Spiers and Boden chronology
| Tunes (2005) | Songs (2005) | Vagabond (2008) |

= Songs (Spiers and Boden album) =

Songs is an album by Spiers and Boden. It consists of traditional British folk songs and sea shanties, apart from Innocent When you Dream which was written by Tom Waits for the soundtrack to the film "Franks Wild Years". It was released less than six months after their previous album Tunes. Four of these songs concern murder, which gives a dark tone to the album.
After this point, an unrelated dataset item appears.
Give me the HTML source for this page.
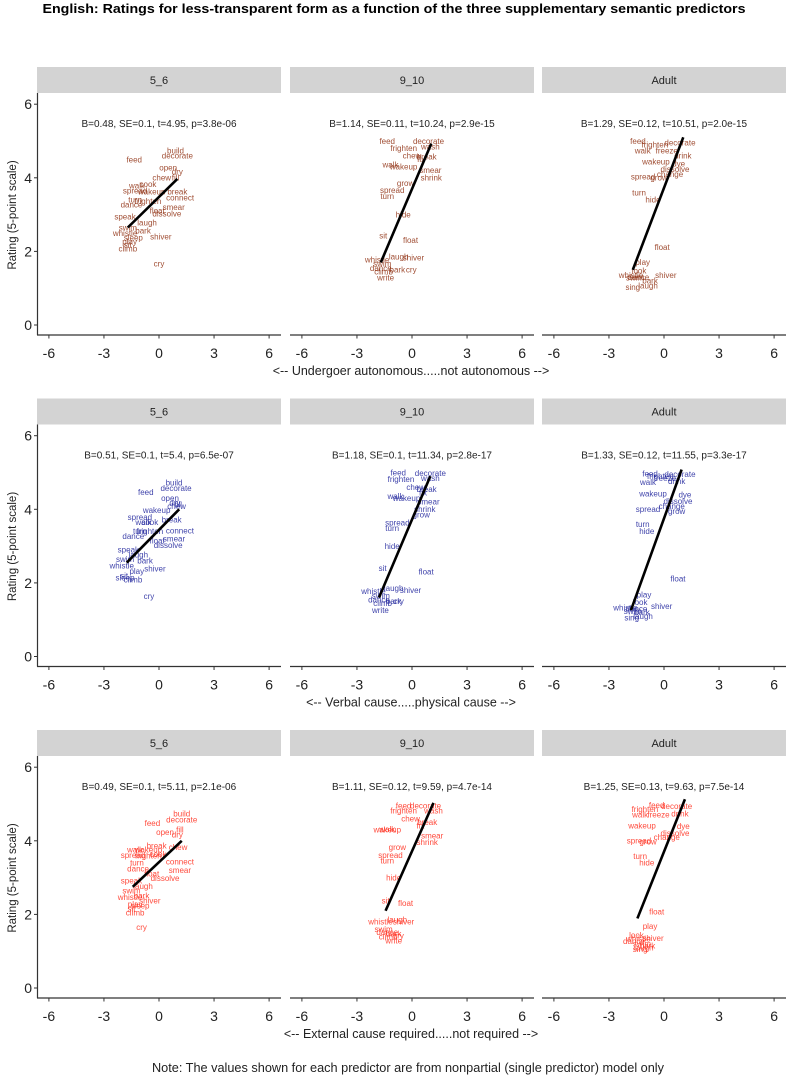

It was recorded and released in October 2005.

== Track listing ==

| No. | Title | Writer(s) | Length |
|---|---|---|---|
| 1. | "Bold Sir Rylas" | Child 18, Trad. | 4:36 |
| 2. | "Old Maui" | Trad. | 4:13 |
| 3. | "Horn Fair" | Trad. | 3:37 |
| 4. | "Child Morris" | Trad. | 7:10 |
| 5. | "Innocent When You Dream" | Tom Waits | 4:41 |
| 6. | "Cruel Knife" | Trad. | 4:43 |
| 7. | "Derry Gaol" | Trad. | 4:18 |
| 8. | "On Christmas Day" | Trad. | 1:21 |
| 9. | "Doleful Dance of Death" | Trad. | 3:03 |
| 10. | "Bill Brown" | Trad. | 4:09 |
| 11. | "Lucy Wan" | Trad. | 5:29 |
| Total length: |  |  | 47:26 |

==Personnel==
- Jon Boden (vocals, fiddle, guitar, concertina)
- John Spiers (vocals, melodeons, concertina, bandoneon).